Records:
────────────────
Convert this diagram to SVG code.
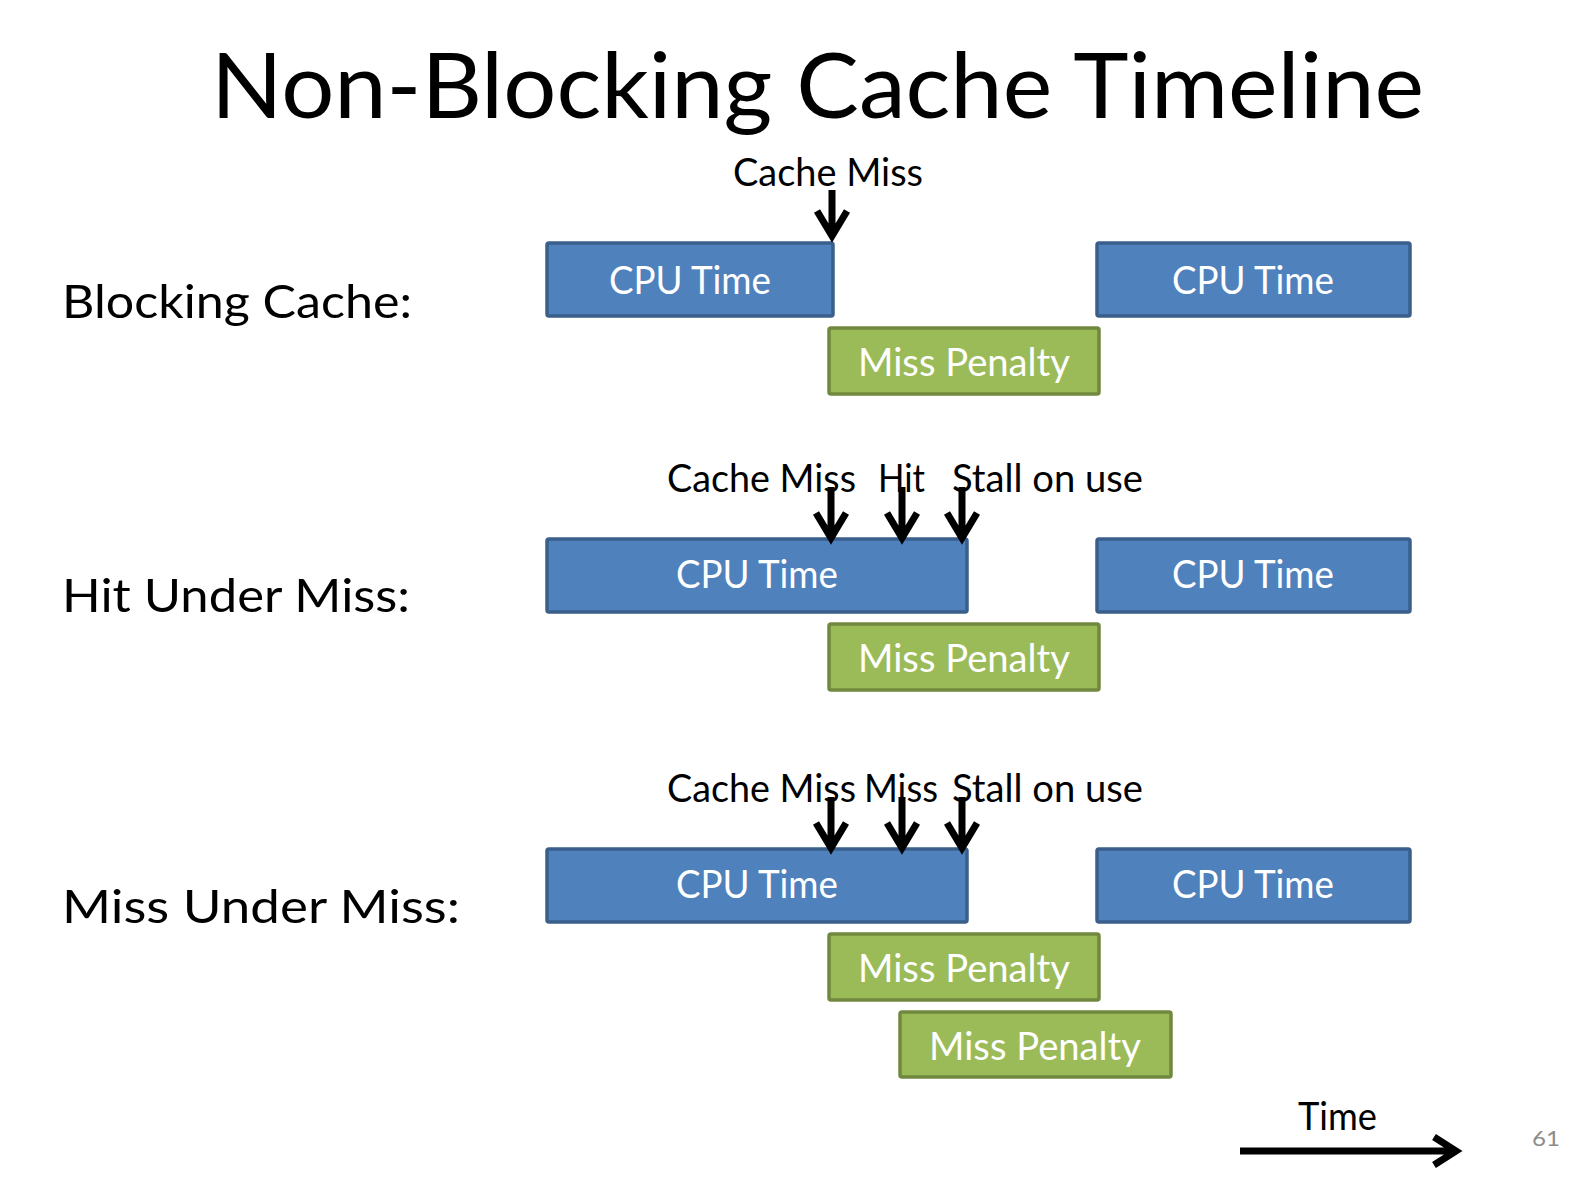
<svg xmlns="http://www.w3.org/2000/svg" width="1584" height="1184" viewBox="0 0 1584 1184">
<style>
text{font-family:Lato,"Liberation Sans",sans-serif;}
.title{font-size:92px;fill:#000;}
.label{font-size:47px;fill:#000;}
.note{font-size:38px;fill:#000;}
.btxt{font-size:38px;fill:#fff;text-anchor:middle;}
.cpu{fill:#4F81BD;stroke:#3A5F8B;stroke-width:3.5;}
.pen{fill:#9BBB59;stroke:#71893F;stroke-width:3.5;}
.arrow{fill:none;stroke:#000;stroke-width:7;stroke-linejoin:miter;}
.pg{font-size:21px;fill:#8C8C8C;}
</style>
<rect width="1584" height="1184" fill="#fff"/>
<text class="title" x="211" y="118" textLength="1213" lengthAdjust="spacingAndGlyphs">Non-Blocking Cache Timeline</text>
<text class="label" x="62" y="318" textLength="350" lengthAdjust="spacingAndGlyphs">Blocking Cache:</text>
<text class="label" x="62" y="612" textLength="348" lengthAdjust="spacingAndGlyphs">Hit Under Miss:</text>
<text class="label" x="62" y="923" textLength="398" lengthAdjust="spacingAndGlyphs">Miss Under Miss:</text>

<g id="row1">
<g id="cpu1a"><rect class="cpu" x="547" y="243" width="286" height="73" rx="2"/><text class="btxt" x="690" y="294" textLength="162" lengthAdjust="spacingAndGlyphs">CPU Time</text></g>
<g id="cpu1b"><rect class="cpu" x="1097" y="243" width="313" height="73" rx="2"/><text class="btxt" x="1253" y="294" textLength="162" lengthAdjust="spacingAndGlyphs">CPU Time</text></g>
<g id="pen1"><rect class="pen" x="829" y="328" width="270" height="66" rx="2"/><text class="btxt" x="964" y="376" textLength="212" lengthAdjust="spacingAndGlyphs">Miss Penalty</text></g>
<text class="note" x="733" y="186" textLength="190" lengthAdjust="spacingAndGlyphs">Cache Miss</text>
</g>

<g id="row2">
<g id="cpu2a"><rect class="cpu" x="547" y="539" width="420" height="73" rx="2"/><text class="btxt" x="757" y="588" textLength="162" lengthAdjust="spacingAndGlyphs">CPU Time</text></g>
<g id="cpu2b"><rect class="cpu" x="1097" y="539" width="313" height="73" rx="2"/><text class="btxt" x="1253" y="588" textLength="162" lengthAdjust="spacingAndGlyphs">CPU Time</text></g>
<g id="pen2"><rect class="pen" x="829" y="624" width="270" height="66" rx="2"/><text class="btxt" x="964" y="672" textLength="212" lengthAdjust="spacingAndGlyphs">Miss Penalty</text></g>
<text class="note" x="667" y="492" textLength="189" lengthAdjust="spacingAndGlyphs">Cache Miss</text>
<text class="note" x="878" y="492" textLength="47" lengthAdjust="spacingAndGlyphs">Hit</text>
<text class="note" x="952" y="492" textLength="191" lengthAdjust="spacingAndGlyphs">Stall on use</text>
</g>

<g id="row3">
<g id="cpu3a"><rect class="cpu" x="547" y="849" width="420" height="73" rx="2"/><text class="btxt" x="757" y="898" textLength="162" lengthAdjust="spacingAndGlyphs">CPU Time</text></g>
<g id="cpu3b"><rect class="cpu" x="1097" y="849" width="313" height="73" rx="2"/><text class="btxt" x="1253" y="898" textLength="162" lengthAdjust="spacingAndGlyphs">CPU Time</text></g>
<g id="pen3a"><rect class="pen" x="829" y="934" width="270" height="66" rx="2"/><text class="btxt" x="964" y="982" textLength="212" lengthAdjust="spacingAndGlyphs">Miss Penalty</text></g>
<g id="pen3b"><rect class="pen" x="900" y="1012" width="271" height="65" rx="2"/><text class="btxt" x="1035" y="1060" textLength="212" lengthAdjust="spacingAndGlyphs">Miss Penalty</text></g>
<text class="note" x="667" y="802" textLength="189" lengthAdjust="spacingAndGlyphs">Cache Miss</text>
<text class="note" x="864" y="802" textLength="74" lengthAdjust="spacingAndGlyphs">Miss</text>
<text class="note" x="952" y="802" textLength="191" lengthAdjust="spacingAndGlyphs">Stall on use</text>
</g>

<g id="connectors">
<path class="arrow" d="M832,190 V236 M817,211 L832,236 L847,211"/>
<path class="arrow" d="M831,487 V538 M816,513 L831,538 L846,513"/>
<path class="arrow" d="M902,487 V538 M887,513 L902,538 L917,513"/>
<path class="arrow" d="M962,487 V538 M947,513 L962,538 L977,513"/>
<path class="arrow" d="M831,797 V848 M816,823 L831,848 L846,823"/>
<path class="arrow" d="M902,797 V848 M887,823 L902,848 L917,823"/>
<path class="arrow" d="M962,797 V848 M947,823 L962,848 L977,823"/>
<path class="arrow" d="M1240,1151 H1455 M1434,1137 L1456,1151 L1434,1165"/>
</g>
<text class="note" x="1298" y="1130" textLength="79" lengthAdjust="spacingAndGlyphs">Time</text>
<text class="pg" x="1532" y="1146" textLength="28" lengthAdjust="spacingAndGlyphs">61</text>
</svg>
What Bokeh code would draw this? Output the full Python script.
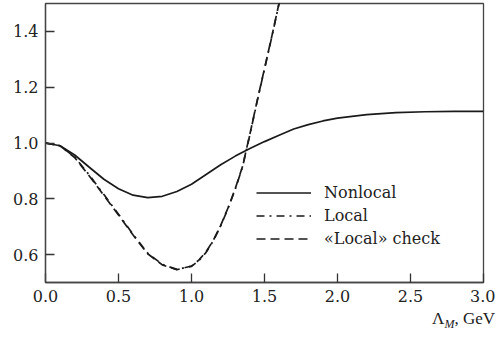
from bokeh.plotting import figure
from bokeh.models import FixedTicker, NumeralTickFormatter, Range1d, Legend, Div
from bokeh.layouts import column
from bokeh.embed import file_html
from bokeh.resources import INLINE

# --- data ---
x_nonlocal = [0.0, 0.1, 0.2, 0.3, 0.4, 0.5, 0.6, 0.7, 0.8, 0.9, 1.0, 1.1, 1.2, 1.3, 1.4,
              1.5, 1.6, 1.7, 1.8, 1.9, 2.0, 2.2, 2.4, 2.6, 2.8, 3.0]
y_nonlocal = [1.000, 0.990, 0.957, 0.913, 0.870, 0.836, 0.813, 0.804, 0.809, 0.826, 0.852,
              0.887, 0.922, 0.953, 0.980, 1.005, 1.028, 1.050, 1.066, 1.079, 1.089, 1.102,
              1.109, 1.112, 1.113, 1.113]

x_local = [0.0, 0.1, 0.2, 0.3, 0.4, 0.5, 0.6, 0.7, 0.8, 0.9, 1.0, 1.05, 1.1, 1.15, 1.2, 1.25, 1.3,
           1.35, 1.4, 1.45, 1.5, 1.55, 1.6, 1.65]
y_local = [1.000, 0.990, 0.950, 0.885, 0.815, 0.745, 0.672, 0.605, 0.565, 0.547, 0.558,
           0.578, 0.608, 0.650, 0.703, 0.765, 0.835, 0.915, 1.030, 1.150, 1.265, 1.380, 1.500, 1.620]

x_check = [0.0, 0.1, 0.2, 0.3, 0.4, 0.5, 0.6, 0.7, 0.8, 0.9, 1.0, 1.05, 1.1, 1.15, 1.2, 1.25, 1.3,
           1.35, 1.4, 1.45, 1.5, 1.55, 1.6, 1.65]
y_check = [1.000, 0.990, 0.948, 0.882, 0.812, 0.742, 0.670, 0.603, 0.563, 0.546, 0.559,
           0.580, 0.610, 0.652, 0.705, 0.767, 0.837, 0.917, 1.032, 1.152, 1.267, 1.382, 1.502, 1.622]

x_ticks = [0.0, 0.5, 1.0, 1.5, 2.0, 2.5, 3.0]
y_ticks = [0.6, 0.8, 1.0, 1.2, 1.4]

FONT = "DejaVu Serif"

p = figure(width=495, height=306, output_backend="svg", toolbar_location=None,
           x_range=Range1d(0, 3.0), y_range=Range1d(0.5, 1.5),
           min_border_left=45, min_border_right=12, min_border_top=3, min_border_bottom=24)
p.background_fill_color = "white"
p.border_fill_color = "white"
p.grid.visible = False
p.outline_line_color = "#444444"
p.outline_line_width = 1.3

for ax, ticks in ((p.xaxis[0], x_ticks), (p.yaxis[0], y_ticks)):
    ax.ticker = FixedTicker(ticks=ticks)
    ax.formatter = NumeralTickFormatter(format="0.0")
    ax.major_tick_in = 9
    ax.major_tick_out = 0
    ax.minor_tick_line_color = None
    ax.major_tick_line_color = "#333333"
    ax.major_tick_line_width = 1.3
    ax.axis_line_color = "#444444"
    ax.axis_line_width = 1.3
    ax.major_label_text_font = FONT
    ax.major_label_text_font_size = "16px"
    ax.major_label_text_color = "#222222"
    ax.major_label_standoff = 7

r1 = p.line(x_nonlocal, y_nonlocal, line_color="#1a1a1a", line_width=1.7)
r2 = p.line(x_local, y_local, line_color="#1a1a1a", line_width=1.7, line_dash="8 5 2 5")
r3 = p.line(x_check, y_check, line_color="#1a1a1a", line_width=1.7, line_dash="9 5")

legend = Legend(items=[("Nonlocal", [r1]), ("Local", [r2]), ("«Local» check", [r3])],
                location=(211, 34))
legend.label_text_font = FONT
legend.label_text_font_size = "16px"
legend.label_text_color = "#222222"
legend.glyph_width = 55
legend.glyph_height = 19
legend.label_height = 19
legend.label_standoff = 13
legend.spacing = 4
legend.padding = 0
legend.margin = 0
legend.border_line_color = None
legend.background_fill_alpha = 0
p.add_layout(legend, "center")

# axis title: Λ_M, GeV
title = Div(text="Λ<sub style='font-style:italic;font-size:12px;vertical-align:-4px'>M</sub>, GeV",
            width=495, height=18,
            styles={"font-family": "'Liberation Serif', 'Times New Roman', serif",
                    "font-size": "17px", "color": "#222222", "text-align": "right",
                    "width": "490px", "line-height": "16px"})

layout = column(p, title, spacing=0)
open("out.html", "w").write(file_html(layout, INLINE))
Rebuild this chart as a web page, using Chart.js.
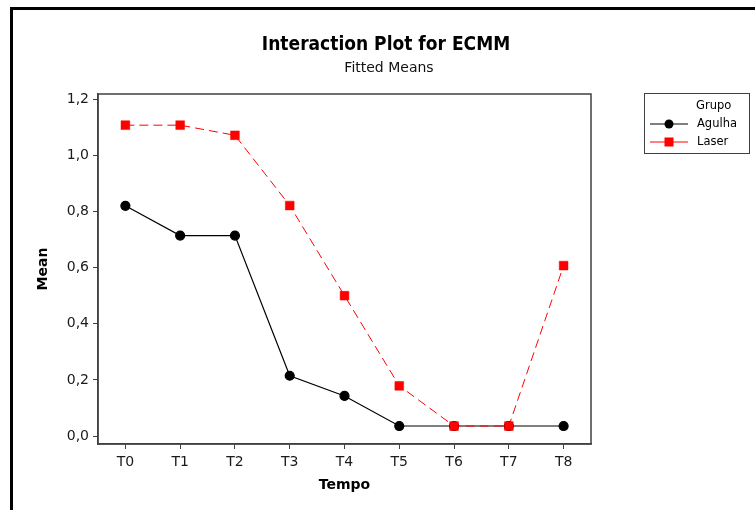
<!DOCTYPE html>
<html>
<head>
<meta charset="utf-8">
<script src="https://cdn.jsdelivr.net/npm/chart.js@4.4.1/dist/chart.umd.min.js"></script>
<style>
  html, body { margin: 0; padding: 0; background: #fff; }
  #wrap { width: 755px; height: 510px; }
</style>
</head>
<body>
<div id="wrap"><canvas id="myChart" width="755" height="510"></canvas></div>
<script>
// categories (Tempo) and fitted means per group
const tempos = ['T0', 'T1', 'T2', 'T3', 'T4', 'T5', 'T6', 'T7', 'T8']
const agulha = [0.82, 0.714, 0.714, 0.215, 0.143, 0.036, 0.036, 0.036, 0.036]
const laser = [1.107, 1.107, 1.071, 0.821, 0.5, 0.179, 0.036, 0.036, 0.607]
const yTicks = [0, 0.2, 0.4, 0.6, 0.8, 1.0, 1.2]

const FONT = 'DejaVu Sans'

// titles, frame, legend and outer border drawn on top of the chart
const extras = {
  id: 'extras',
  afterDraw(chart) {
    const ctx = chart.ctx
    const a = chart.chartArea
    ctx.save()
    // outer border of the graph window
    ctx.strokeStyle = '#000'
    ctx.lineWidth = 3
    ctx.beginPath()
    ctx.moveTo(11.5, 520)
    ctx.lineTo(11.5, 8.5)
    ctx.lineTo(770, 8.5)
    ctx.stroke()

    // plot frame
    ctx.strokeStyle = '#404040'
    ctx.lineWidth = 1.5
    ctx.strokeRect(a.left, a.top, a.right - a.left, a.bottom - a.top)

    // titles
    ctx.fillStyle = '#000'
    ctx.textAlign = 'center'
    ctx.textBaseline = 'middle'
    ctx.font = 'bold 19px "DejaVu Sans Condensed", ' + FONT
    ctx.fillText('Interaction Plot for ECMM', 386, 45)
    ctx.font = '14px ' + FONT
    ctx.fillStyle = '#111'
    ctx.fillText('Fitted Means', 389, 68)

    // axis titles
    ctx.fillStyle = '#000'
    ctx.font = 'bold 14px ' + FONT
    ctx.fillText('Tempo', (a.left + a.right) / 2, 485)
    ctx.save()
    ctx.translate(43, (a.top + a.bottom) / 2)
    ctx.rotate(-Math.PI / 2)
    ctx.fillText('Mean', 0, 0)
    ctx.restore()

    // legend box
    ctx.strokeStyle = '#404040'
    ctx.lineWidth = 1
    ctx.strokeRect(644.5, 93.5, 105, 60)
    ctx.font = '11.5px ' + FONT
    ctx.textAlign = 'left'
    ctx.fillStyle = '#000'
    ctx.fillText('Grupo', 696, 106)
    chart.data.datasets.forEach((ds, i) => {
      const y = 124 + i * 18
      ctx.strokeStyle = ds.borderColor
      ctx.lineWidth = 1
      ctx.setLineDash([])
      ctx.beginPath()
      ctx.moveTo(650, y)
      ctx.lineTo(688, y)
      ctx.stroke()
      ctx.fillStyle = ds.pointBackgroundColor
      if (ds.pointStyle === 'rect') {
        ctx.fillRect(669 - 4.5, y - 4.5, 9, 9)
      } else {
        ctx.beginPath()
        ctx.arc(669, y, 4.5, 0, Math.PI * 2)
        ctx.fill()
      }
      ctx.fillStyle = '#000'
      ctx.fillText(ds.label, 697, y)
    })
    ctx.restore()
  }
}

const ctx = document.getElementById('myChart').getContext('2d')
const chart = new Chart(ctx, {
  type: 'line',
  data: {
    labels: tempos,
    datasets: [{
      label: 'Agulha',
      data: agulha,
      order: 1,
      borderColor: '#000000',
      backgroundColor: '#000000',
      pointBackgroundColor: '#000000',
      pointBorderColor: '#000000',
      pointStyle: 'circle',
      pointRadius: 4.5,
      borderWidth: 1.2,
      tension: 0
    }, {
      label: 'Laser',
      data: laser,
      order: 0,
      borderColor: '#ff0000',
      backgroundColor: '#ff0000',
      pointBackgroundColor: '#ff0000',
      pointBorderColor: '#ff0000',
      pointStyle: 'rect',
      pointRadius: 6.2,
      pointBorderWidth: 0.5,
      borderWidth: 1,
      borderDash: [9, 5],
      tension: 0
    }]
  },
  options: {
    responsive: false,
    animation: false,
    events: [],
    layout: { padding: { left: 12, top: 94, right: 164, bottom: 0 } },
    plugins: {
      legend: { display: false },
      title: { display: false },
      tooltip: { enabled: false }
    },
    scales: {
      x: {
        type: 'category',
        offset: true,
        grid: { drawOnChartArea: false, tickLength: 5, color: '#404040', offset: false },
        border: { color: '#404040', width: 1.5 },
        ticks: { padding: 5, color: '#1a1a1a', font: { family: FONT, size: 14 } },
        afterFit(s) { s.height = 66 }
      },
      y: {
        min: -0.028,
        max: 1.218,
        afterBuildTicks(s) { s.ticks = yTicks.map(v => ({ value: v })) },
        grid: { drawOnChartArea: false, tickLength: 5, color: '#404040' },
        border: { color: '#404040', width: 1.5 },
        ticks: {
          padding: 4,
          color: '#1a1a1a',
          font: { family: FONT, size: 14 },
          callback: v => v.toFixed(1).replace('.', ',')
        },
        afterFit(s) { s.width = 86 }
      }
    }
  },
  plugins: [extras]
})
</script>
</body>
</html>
────────────────
Search the entries for the string "this" and collect each line that has it.

__Worked solution__.
Convert this diagram to SVG code.
What Bokeh code would draw this? Output the full Python script.
Rebuild this chart as a web page, using Chart.js.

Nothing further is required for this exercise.